**REQUIREMENTS**
Exclude pictures. Extract exactly the lines from the one that contains "Recreate this image" down to the one that contains "essential characteristic of", both included.

**RECORDS FOR PROCESSING**
══════════════════════════════

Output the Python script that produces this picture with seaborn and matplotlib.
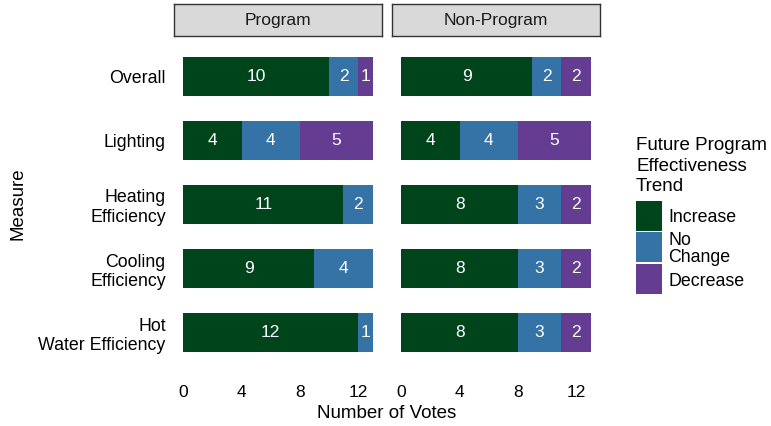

══════════════════════════════

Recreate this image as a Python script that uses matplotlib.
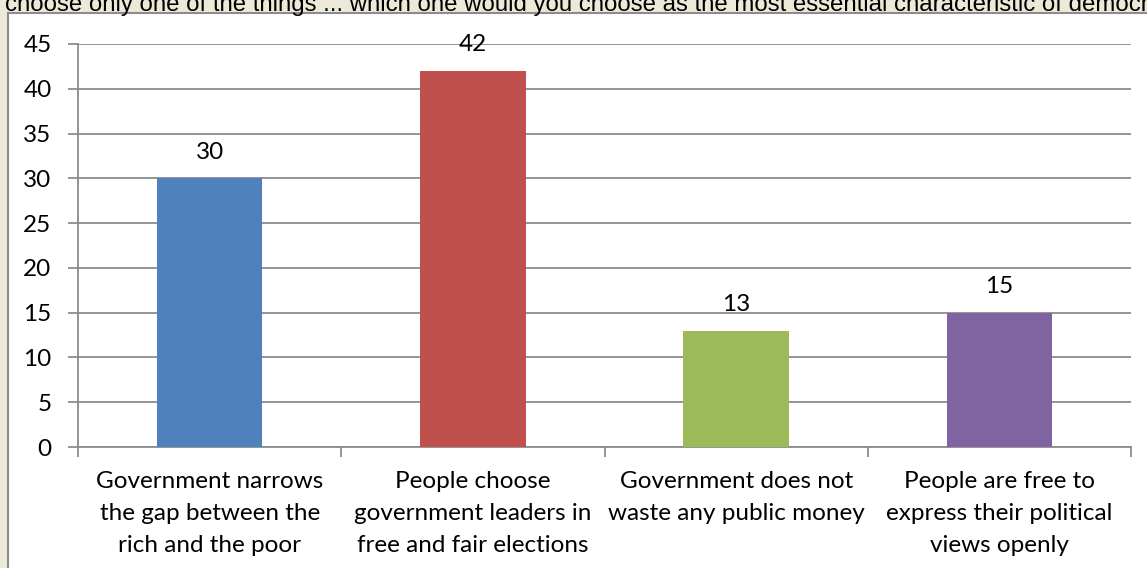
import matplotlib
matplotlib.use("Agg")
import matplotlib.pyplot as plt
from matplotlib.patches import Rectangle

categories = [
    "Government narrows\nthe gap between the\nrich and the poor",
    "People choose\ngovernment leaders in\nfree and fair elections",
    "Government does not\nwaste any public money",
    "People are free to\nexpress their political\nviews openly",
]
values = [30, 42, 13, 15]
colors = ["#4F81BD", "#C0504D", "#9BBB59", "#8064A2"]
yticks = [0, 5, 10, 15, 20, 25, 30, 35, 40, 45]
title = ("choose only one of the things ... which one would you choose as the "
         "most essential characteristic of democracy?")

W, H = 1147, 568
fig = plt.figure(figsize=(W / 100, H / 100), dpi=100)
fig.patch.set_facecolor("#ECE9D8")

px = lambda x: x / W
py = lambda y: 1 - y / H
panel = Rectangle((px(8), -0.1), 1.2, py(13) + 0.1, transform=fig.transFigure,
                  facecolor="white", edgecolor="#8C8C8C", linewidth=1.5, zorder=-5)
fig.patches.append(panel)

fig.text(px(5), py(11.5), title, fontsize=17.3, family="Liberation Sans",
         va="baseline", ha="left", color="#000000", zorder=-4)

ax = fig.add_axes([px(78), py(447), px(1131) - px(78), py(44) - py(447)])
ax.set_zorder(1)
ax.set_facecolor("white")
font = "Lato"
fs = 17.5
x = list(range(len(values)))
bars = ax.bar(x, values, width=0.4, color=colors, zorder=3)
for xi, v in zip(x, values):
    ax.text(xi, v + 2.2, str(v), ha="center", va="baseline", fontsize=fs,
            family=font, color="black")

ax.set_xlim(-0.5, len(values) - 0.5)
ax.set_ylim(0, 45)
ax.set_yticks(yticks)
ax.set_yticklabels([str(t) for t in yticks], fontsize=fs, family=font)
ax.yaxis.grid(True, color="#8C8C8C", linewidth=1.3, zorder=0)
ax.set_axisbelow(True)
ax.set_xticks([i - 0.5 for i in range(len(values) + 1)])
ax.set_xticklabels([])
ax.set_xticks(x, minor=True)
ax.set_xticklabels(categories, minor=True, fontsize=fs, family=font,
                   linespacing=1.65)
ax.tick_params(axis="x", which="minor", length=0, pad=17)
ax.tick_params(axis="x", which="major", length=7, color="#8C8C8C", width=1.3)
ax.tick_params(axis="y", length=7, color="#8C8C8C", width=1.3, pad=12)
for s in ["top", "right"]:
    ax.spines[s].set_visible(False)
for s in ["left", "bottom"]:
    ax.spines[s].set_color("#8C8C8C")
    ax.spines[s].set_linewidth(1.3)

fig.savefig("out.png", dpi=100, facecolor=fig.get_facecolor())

══════════════════════════════

**WRITTEN SOLUTION**
Recreate this image as a Python script that uses matplotlib.
import matplotlib
matplotlib.use("Agg")
import matplotlib.pyplot as plt
from matplotlib.patches import Rectangle

categories = [
    "Government narrows\nthe gap between the\nrich and the poor",
    "People choose\ngovernment leaders in\nfree and fair elections",
    "Government does not\nwaste any public money",
    "People are free to\nexpress their political\nviews openly",
]
values = [30, 42, 13, 15]
colors = ["#4F81BD", "#C0504D", "#9BBB59", "#8064A2"]
yticks = [0, 5, 10, 15, 20, 25, 30, 35, 40, 45]
title = ("choose only one of the things ... which one would you choose as the "
         "most essential characteristic of democracy?")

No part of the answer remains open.